Chancellor Rishi Sunak’s announcement of a stamp duty holiday galvanised homebuyers into action.

According to country house agents in Bucks, his message has struck home. Last weekend they hardly had time to grab a sandwich.

Judging by the number of inquiries, the mood at breakfast tables in the Chilterns seems to be ‘if we’re going to move, let’s get on with it.”

On Wednesday last week the starting point for paying the tax on a house purchase was raised from the previous minimum house price of £125,000 to half a million.

The levy will revert to the previous rates on March 31 next year.

The incentive is intended as a window of opportunity to give homebuyers more cash in hand. The Government hopes buyers will spend the money on furnishings and improvements to the new place, thereby giving the wider economy a boost rather than using the windfall to buy a more expensive hereditament. The amount of stamp duty you pay when you move home rises in bands.

Under the revised rules, you won’t pay stamp duty on the first £500,000 of the price of the property.

From £500,001- £925,000, stamp duty is now five per cent.

On the portion from £925,001 - £1.5m, the tax will be ten per cent.

Above £1.5m: 12 per cent.

Buyers can save as much as £15,000 if they move before the previous stamp duty rates are re-instated next March.

Second steppers and those moving further up the property ladder stand to benefit most from this new type of “holiday”.

Under existing rules, those on the first rung of the property ladder have already qualified for tax relief if their future home cost less than £500,000. Buyers new to homeownership as of last week will benefit if the Stamp Duty Holiday frees up more starter homes resulting in greater choice. In theory everyone’s a winner.

Tim Hyatt, head of residential sales at Knight Frank said the temporary stamp duty cut was a shot in the arm for the property market and the wider economy. His colleague Oliver Knight in the agency’s research division added: “Clearly the Chancellor recognises the multiplier effect that moving house can have on the UK economy with more money spent on DIY projects and renovations.”

Chris Moorhouse at Savills’ Beaconsfield office received three offers for properties on the books last weekend. He told the bfp: “We’ve seen a dramatic upturn in offers and sales in the last few weeks. Inquiries and viewings are at an all-time high.”

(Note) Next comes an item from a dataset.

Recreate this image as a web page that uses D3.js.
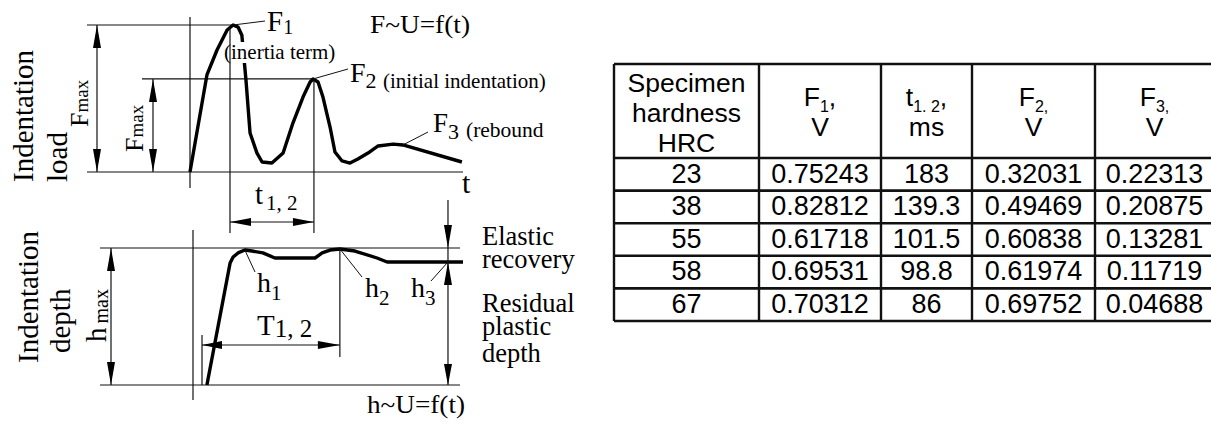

Nick Pounce, his counterpart in the Amersham office, negotiated “at least five potential deals” last Saturday “with multiple bids in excess of the guide price ranging between £725,000 and £1.35m.”

Nick was keen to dispel any idea that the much hyped “pent-up demand” following two months of shut down could lead to a gravy-train for sellers. Realism is the route to making headway in the current market, says this agent.

As he sees it “the stamp duty changes have given buyers a saving and potentially a slightly bigger budget while vendors are now standing a little firmer on price – people appear to be keeping their feet on the ground when it comes to what they will pay, meaning sellers must retain realistic price expectations if momentum is to be sustained. The market is not falling over itself to pay over the odds.

“The biggest immediate challenge will be aligning buyer and seller expectations, particularly in locations where activity has picked up the most.”